[Problem to solve]: Copy exactly the lines from the start of the material through the line with "from matplotlib.ticker import". Pictures stay out of the copy.

[Dataset excerpt]:
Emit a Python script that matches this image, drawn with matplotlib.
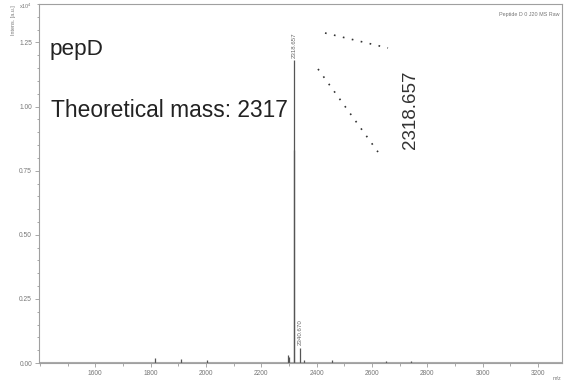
import matplotlib
matplotlib.use("Agg")
import matplotlib.pyplot as plt
from matplotlib.ticker import MultipleLocator, FormatStrFormatter

# ---- data ----
peak_mz = [1817, 1911, 2005, 2298, 2302, 2318.657, 2319.66, 2340.670, 2356, 2457, 2650, 2740]
peak_int = [0.020, 0.015, 0.010, 0.030, 0.022, 1.18, 0.83, 0.060, 0.010, 0.012, 0.006, 0.006]
label_mz = [2318.657, 2340.670]
label_int = [1.18, 0.060]
label_txt = ["2318.657", "2340.670"]
x_ticks = [1600, 1800, 2000, 2200, 2400, 2600, 2800, 3000, 3200]
y_ticks = [0.00, 0.25, 0.50, 0.75, 1.00, 1.25]
xlim = (1397, 3287)
ylim = (0.0, 1.40)
title_txt = "pepD"
mass_txt = "Theoretical mass: 2317"
big_label = "2318.657"
corner_txt = "Peptide D 0 J20 MS Raw"

plt.rcParams['font.family'] = ['Liberation Sans', 'DejaVu Sans']

fig = plt.figure(figsize=(5.65, 3.87), dpi=100)
ax = fig.add_axes([39/565, 24/387, (562-39)/565, (383-24)/387])

grey = "#9a9a9a"
# baseline
ax.plot([xlim[0], xlim[1]], [0.004, 0.004], color="#aaaaaa", lw=0.8, zorder=1)
# peaks
ax.vlines(peak_mz, 0, peak_int, color="#555555", lw=0.9, zorder=2)

for m, h, t in zip(label_mz, label_int, label_txt):
    ax.text(m, h + 0.01, t, rotation=90, ha="center", va="bottom",
            fontsize=4.4, color="#666666")

ax.set_xlim(*xlim)
ax.set_ylim(*ylim)
ax.set_xticks(x_ticks)
ax.set_yticks(y_ticks)
ax.xaxis.set_minor_locator(MultipleLocator(100))
ax.yaxis.set_minor_locator(MultipleLocator(0.05))
ax.yaxis.set_major_formatter(FormatStrFormatter("%.2f"))
ax.tick_params(which="both", direction="out", colors=grey, labelcolor="#777777",
               labelsize=4.8, width=0.6)
ax.tick_params(which="major", length=3, pad=2)
ax.tick_params(which="minor", length=1.8)
for s in ax.spines.values():
    s.set_color("#a0a0a0")
    s.set_linewidth(0.8)

# axis annotations
fig.text(13/565, 1 - 20/387, "Intens. [a.u.]", rotation=90, ha="center", va="center",
         fontsize=3.9, color="#777777")
fig.text(25/565, 1 - 6/387, r"x10$^4$", ha="center", va="center",
         fontsize=3.9, color="#777777")
fig.text(557/565, 1 - 378/387, "m/z", ha="center", va="center",
         fontsize=3.9, color="#777777")
ax.text(0.995, 0.97, corner_txt, transform=ax.transAxes, ha="right", va="center",
        fontsize=3.9, color="#777777")

# big annotations
fig.text(50/565, 1 - 50/387, title_txt, ha="left", va="center", fontsize=16.2, color="#222222")
fig.text(51/565, 1 - 117/387, mass_txt, ha="left", va="baseline", fontsize=16.4, color="#222222")
fig.text(410/565, 1 - 110/387, big_label, rotation=90, ha="center", va="center",
         fontsize=13.5, color="#333333")

# dotted pointer lines (figure-fraction coordinates)
fig.add_artist(plt.Line2D([325/565, 388/565], [1 - 33/387, 1 - 48/387],
                          transform=fig.transFigure, color="#333333",
                          lw=1.2, linestyle=(0, (1, 4.5))))
fig.add_artist(plt.Line2D([318/565, 378/565], [1 - 69/387, 1 - 152/387],
                          transform=fig.transFigure, color="#333333",
                          lw=1.2, linestyle=(0, (1, 4.5))))

fig.savefig("out.png", dpi=100)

[Problem solution]:
Emit a Python script that matches this image, drawn with matplotlib.
import matplotlib
matplotlib.use("Agg")
import matplotlib.pyplot as plt
from matplotlib.ticker import MultipleLocator, FormatStrFormatter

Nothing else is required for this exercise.